• **LISTED RECORDS**
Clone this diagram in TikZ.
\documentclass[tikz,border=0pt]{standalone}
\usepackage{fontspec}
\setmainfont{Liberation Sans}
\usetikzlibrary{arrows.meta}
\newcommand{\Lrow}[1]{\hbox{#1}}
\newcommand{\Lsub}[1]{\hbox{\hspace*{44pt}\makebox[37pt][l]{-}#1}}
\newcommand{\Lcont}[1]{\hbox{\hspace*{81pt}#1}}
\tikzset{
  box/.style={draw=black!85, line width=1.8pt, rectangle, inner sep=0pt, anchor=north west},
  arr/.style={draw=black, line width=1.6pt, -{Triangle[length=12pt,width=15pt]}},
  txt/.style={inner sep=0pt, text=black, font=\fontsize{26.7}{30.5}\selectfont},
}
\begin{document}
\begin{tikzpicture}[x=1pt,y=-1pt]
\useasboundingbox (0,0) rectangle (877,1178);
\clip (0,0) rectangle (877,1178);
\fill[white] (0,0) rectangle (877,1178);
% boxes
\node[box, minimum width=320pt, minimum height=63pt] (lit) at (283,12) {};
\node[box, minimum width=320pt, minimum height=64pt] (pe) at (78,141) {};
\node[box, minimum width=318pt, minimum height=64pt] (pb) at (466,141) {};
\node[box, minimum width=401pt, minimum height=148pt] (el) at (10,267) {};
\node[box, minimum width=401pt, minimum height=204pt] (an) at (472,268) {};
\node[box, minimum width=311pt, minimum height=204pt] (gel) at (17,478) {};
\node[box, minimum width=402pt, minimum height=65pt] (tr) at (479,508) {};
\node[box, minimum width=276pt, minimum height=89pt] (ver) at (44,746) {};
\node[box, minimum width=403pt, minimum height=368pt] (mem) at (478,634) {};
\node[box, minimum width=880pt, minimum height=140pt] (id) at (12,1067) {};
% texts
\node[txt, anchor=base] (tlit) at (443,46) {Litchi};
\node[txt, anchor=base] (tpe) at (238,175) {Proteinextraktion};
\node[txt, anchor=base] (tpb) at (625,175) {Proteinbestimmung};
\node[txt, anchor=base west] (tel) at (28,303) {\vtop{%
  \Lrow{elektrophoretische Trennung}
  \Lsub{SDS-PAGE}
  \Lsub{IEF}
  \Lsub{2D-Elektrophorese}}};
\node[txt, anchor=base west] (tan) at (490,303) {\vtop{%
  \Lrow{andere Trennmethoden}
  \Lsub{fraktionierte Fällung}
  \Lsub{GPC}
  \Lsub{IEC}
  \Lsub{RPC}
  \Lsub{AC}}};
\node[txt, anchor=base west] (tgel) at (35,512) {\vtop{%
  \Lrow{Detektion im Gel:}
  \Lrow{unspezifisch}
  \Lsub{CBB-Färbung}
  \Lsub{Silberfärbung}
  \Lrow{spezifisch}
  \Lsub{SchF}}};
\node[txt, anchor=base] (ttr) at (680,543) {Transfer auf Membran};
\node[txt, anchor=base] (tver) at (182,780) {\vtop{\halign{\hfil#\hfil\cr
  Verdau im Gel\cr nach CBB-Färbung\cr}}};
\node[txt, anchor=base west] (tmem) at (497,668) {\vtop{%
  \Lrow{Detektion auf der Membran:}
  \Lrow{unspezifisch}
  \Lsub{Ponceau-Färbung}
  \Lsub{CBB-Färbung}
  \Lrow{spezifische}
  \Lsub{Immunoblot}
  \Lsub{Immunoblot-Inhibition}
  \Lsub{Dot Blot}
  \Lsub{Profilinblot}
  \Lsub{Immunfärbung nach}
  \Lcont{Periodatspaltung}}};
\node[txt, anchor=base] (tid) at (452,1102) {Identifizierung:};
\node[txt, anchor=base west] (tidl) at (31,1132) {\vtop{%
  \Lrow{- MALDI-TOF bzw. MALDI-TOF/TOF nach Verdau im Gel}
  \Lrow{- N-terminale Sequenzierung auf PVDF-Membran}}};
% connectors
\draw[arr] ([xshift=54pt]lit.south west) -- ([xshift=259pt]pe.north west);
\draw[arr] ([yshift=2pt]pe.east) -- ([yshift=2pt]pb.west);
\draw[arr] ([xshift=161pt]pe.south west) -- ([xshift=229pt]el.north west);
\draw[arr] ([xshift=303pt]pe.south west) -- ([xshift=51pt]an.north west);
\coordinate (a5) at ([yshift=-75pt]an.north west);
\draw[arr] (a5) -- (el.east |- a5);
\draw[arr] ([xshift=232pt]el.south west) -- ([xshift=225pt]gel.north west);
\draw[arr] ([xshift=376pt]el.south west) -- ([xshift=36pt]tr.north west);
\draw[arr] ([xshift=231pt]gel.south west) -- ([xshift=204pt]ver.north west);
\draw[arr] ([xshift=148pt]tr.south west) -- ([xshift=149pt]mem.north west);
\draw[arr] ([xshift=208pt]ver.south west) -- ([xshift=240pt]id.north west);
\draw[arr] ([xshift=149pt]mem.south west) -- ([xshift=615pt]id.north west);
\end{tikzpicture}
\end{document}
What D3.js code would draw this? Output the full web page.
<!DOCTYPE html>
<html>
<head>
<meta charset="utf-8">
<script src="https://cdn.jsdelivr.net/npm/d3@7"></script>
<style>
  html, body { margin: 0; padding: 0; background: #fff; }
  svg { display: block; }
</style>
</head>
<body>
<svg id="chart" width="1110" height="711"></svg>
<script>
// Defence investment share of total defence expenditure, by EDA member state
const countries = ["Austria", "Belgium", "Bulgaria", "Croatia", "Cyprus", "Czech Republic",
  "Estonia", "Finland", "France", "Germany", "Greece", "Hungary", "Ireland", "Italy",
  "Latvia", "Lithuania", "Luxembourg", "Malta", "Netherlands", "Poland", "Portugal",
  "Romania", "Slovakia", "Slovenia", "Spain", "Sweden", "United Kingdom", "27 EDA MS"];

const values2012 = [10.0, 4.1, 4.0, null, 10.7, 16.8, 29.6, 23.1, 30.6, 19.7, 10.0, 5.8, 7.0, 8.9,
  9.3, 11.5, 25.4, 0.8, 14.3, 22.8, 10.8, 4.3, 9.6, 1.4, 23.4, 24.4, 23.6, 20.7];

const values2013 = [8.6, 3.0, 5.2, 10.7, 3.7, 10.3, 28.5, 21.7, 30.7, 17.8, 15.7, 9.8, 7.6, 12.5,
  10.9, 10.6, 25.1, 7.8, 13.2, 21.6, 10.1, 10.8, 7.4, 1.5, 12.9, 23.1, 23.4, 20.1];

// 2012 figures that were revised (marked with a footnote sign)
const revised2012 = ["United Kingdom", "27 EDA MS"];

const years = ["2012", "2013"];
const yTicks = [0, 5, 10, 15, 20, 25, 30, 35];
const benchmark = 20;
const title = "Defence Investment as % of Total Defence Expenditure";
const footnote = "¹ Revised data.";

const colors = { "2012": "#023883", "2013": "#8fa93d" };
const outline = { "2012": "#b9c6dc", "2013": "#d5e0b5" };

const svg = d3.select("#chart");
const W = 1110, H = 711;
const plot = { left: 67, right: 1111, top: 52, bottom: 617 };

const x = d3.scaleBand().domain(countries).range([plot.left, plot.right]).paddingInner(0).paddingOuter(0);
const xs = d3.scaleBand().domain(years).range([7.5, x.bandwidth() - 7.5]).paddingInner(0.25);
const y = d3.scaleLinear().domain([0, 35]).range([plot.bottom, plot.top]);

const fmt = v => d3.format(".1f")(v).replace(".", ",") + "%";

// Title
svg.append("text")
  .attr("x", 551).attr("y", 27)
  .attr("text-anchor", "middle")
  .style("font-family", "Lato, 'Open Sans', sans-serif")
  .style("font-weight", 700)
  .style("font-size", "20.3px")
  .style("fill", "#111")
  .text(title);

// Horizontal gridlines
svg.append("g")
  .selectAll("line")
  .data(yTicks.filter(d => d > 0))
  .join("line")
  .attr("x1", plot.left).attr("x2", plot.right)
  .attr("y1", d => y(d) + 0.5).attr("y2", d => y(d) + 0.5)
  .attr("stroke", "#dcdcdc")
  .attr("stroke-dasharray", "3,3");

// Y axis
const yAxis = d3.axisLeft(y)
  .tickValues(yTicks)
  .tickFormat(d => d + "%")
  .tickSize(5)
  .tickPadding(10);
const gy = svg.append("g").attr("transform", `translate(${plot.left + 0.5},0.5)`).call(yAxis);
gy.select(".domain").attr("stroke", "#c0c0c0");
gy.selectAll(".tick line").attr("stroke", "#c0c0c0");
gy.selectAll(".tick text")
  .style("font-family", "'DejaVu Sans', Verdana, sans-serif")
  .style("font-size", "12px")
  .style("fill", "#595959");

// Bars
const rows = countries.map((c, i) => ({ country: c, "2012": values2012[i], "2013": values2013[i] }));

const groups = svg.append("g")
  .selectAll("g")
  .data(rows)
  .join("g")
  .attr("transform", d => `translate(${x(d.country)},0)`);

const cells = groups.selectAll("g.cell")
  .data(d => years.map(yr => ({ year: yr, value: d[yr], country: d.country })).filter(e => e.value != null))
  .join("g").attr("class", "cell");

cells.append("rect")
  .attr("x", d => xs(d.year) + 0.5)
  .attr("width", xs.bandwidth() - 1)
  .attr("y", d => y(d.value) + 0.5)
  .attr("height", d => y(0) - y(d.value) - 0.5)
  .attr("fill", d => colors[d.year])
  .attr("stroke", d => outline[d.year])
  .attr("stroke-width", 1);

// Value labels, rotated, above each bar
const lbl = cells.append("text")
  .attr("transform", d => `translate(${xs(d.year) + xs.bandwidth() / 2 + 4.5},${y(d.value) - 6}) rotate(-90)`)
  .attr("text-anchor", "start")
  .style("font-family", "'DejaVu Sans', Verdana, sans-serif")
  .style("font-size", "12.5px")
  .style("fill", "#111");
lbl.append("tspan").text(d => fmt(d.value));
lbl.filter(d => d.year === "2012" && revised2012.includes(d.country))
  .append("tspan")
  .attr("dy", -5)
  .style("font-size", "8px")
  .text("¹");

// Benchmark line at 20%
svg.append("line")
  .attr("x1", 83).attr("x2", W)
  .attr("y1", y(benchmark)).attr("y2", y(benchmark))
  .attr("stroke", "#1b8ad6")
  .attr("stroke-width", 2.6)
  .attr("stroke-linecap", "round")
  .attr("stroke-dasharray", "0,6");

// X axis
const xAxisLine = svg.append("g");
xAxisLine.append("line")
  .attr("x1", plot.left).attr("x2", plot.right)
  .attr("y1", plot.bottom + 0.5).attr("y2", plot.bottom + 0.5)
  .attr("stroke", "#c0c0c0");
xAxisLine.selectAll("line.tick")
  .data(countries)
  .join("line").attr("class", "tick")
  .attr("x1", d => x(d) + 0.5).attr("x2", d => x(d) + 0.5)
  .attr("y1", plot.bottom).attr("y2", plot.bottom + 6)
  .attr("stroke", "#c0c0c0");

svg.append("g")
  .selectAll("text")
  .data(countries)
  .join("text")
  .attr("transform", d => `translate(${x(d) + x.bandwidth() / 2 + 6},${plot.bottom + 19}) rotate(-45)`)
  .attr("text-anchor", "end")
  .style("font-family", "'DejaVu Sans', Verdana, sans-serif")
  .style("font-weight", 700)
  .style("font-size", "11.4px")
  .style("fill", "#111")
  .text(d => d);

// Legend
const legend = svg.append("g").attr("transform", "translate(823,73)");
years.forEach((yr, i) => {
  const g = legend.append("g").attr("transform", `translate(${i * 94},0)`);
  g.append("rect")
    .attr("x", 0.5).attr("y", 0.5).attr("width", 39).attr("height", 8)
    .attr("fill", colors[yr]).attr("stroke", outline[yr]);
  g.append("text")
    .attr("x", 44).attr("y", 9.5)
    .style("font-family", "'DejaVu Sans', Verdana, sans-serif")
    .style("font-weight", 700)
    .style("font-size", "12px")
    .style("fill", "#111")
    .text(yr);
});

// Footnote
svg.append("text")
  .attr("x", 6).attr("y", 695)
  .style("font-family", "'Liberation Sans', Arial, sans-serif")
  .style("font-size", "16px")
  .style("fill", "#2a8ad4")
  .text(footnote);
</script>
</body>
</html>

• **EXERCISE DIRECTIONS**
Give back exactly the lines running from the line that contains "What D3.js code" through the line that contains "const fmt = v", and nothing outside them.

• **RESULT**
What D3.js code would draw this? Output the full web page.
<!DOCTYPE html>
<html>
<head>
<meta charset="utf-8">
<script src="https://cdn.jsdelivr.net/npm/d3@7"></script>
<style>
  html, body { margin: 0; padding: 0; background: #fff; }
  svg { display: block; }
</style>
</head>
<body>
<svg id="chart" width="1110" height="711"></svg>
<script>
// Defence investment share of total defence expenditure, by EDA member state
const countries = ["Austria", "Belgium", "Bulgaria", "Croatia", "Cyprus", "Czech Republic",
  "Estonia", "Finland", "France", "Germany", "Greece", "Hungary", "Ireland", "Italy",
  "Latvia", "Lithuania", "Luxembourg", "Malta", "Netherlands", "Poland", "Portugal",
  "Romania", "Slovakia", "Slovenia", "Spain", "Sweden", "United Kingdom", "27 EDA MS"];

const values2012 = [10.0, 4.1, 4.0, null, 10.7, 16.8, 29.6, 23.1, 30.6, 19.7, 10.0, 5.8, 7.0, 8.9,
  9.3, 11.5, 25.4, 0.8, 14.3, 22.8, 10.8, 4.3, 9.6, 1.4, 23.4, 24.4, 23.6, 20.7];

const values2013 = [8.6, 3.0, 5.2, 10.7, 3.7, 10.3, 28.5, 21.7, 30.7, 17.8, 15.7, 9.8, 7.6, 12.5,
  10.9, 10.6, 25.1, 7.8, 13.2, 21.6, 10.1, 10.8, 7.4, 1.5, 12.9, 23.1, 23.4, 20.1];

// 2012 figures that were revised (marked with a footnote sign)
const revised2012 = ["United Kingdom", "27 EDA MS"];

const years = ["2012", "2013"];
const yTicks = [0, 5, 10, 15, 20, 25, 30, 35];
const benchmark = 20;
const title = "Defence Investment as % of Total Defence Expenditure";
const footnote = "¹ Revised data.";

const colors = { "2012": "#023883", "2013": "#8fa93d" };
const outline = { "2012": "#b9c6dc", "2013": "#d5e0b5" };

const svg = d3.select("#chart");
const W = 1110, H = 711;
const plot = { left: 67, right: 1111, top: 52, bottom: 617 };

const x = d3.scaleBand().domain(countries).range([plot.left, plot.right]).paddingInner(0).paddingOuter(0);
const xs = d3.scaleBand().domain(years).range([7.5, x.bandwidth() - 7.5]).paddingInner(0.25);
const y = d3.scaleLinear().domain([0, 35]).range([plot.bottom, plot.top]);

const fmt = v => d3.format(".1f")(v).replace(".", ",") + "%";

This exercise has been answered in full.